What was ordered, what arrived, and whether it passed inspection — recorded at the point of delivery before the invoice enters the system.
The goods received note is the moment the procurement cycle shifts from commitment to reality. The LPO stated what was ordered and at what price. The GRN records what actually arrived at the warehouse or site. The gap between those two documents — a short delivery, a substituted item, a damaged consignment — is the gap that either gets managed at the point of receipt or resurfaces as a disputed invoice weeks later, when the paper trail is cold and the goods have long since been consumed. In most FM operations, the GRN is the weakest link in the procurement chain. Delivery receipts are signed at the gate, collected in a folder, and handed to the procurement or finance team at the end of the week. Quality inspection — if it happens at all — is informal and undocumented. Partial deliveries are not tracked against the open balance on the LPO. By the time the supplier invoice arrives and someone tries to match it against the delivery record, the GRN is either missing, incomplete, or a summary that does not align with the invoice line items. Coreziyo's GRN module makes goods receipt a structured event, not a signature on a delivery note. The stores team records the receipt against the open LPO on the mobile app or web interface at the point of delivery. Line-item quantities are confirmed or adjusted. Quality inspection status is logged — accepted, conditionally accepted, or rejected — with notes and photos where required. Partial receipts create an outstanding balance on the LPO that is visible to procurement. Rejected items trigger a return and credit note process. The GRN record is complete before the delivery truck leaves the gate.
The goods received note is the point where the procurement record meets physical reality. Everything before it is based on what was ordered and what was committed. From the GRN onwards, the record reflects what actually happened — what was delivered, in what condition, and in what quantity.
In FM procurement, this distinction matters particularly because the materials being received are often going directly into active maintenance work. A short delivery of HVAC spares against an open work order means the technician cannot complete the job. A delivery accepted without quality inspection means a defective component may be installed in critical plant equipment. A partial delivery recorded as a full delivery means the supplier invoice will appear to match when it should not.
Coreziyo’s GRN module treats goods receipt as a data capture event with real downstream consequences — not a signature formality. The record created at the point of delivery is the reference that the accounts payable matching step, the stock management system, and the work order completion all depend on. Getting it right at the gate is the investment that prevents disputes, rework, and reconciliation effort throughout the rest of the cycle.
What you actually get
LPO-referenced receipt
Goods received are recorded against the open LPO line by line. Quantities received are confirmed or adjusted — short deliveries create an outstanding balance on the LPO that procurement can track and follow up.

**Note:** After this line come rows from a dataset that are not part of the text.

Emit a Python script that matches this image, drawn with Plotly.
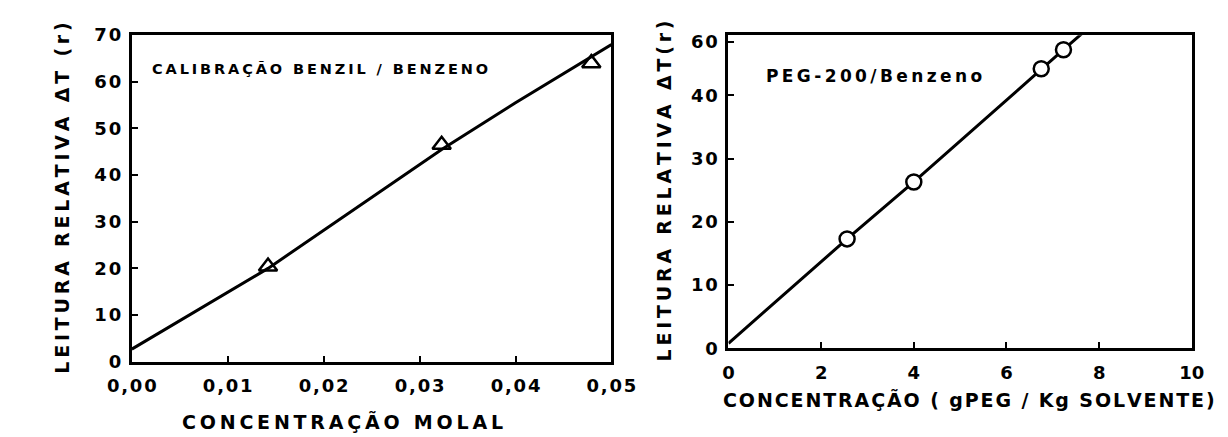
import plotly.graph_objects as go

# left panel: calibration benzil / benzeno
calib_x = [0.0142, 0.0323, 0.0479]
calib_y = [20.4, 46.5, 64.0]
calib_line_x = [0.0, 0.0142, 0.0323, 0.040, 0.050]
calib_line_y = [2.7, 20.0, 45.5, 55.5, 68.0]
calib_xticks = [0.0, 0.01, 0.02, 0.03, 0.04, 0.05]
calib_xtext = ["0,00", "0,01", "0,02", "0,03", "0,04", "0,05"]
calib_yticks = [0, 10, 20, 30, 40, 50, 60, 70]
calib_ytext = ["0", "10", "20", "30", "40", "50", "60", "70"]

# right panel: PEG-200 / benzeno
peg_x = [2.56, 4.0, 6.75, 7.23]
peg_y = [17.3, 26.3, 44.2, 47.2]
peg_line_x = [0.0, 2.56, 4.0, 6.75, 7.23, 7.9]
peg_line_y = [0.8, 17.3, 26.3, 44.2, 47.2, 51.5]
peg_xticks = [0, 2, 4, 6, 8, 10]
peg_yticks = [0, 10, 20, 30, 40, 48.4]
peg_ytext = ["0", "10", "20", "30", "40", "60"]

W, H = 1228, 437
FONT = "DejaVu Sans"
THIN = "\u2009"
HAIR = "\u200a"


def spaced(text, sep=THIN):
    # the scanned lettering is widely tracked
    return sep.join(text)


tick_font = dict(family=FONT, size=18, color="black", weight="bold")

fig = go.Figure()

fig.add_trace(go.Scatter(
    x=calib_line_x, y=calib_line_y, mode="lines",
    line=dict(color="black", width=3), xaxis="x", yaxis="y",
    showlegend=False,
))
fig.add_trace(go.Scatter(
    x=calib_x, y=calib_y, mode="markers",
    marker=dict(symbol="triangle-up-open", size=16, color="black",
                line=dict(width=2.5, color="black")),
    xaxis="x", yaxis="y", showlegend=False,
))
fig.add_trace(go.Scatter(
    x=peg_line_x, y=peg_line_y, mode="lines",
    line=dict(color="black", width=3), xaxis="x2", yaxis="y2",
    showlegend=False,
))
fig.add_trace(go.Scatter(
    x=peg_x, y=peg_y, mode="markers",
    marker=dict(symbol="circle", size=15, color="white",
                line=dict(width=2.5, color="black")),
    xaxis="x2", yaxis="y2", showlegend=False,
))

axis_style = dict(
    showline=True, linecolor="black", linewidth=3, mirror=True,
    ticks="inside", ticklen=6, tickwidth=1.5, tickcolor="black",
    showgrid=False, zeroline=False, tickfont=tick_font,
)

fig.update_layout(
    width=W, height=H,
    margin=dict(l=0, r=0, t=0, b=0),
    plot_bgcolor="white", paper_bgcolor="white",
    xaxis=dict(domain=[103 / W, 603 / W], range=[0, 0.05],
               tickvals=calib_xticks,
               ticktext=[spaced(t, HAIR) for t in calib_xtext],
               anchor="y", ticklabelstandoff=6, **axis_style),
    yaxis=dict(domain=[1 - 360 / H, 1 - 17 / H], range=[0, 70],
               tickvals=calib_yticks,
               ticktext=[spaced(t, HAIR) for t in calib_ytext],
               anchor="x", ticklabelstandoff=4, **axis_style),
    xaxis2=dict(domain=[725 / W, 1208 / W], range=[0, 10],
                tickvals=peg_xticks, anchor="y2",
                ticklabelstandoff=6, **axis_style),
    yaxis2=dict(domain=[1 - 346 / H, 1 - 17 / H], range=[0, 49.5],
                tickvals=peg_yticks,
                ticktext=[spaced(t, HAIR) for t in peg_ytext],
                anchor="x2", ticklabelstandoff=4, **axis_style),
)

title_font = dict(family=FONT, size=19, color="black", weight="bold")
notes = [
    dict(x=30 / W, y=1 - 188 / H, textangle=-90,
         text=spaced("LEITURA RELATIVA ΔT (r)")),
    dict(x=658 / W, y=1 - 181 / H, textangle=-90,
         text=spaced("LEITURA RELATIVA ΔT(r)")),
    dict(x=323 / W, y=1 - 423 / H,
         text=spaced("CONCENTRAÇÃO MOLAL")),
    dict(x=976 / W, y=1 - 400 / H,
         text=spaced("CONCENTRAÇÃO ( gPEG / Kg SOLVENTE)", HAIR)),
]
for n in notes:
    fig.add_annotation(xref="paper", yref="paper", showarrow=False,
                       xanchor="center", yanchor="middle",
                       font=title_font, **n)

fig.add_annotation(xref="paper", yref="paper", x=122 / W, y=1 - 52 / H,
                   text=spaced("CALIBRAÇÃO BENZIL / BENZENO"), showarrow=False,
                   xanchor="left", yanchor="middle",
                   font=dict(family=FONT, size=14.5, color="black", weight="bold"))
fig.add_annotation(xref="paper", yref="paper", x=762 / W, y=1 - 60 / H,
                   text=spaced("PEG-200/Benzeno"), showarrow=False,
                   xanchor="left", yanchor="middle",
                   font=dict(family=FONT, size=17, color="black", weight="bold"))

fig.write_html("out.html")
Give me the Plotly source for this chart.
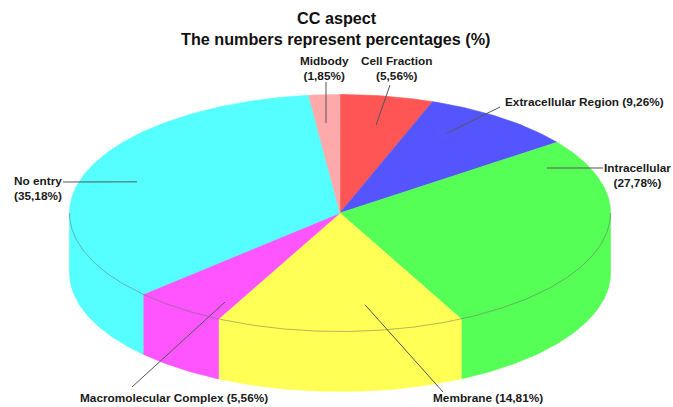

Quality inspection at receipt
Each delivery line is assigned an inspection status: accepted, conditionally accepted, or rejected. Rejection records include reason code, notes, and photo evidence. Rejected goods do not enter stock and do not generate a payable.
Partial receipt tracking
Partial deliveries are handled natively. Each GRN records the portion of the LPO fulfilled. The open LPO balance is updated in real time. Procurement sees which orders are awaiting completion without maintaining a manual tracker.
Automatic stock update
Accepted goods are posted to warehouse stock on GRN confirmation. Stock levels are updated immediately. Items consumed against work orders draw from the confirmed received stock — not the ordered quantity.
Rejection and return flow
Rejected goods trigger a supplier return process. A return document is generated, the supplier is notified, and a credit note claim is registered. The payable for the rejected quantity is placed on hold pending resolution.
How it shows up in real operations
In a multi-site FM operation managing maintenance materials across dozens of locations, goods arrive at different warehouses and site stores throughout the working day. Without a structured goods receipt process, the only way to know whether a delivery has arrived is to call the site storekeeper. Whether it passed quality inspection is often a matter of opinion rather than record. Whether the delivery was complete is unknown until the supplier invoice arrives and the shortage becomes a disputed charge. With Coreziyo, the storekeeper at each location records receipt on the mobile app against the LPO reference. The procurement team sees in real time which orders have been fully received, partially received, or are still outstanding. Finance sees only accepted goods creating payables — not the rejected consignment that is on its way back to the supplier. The three-way matching step, when the invoice arrives, is a verification exercise on a record that already exists — not a reconstruction exercise from memory and paper documents.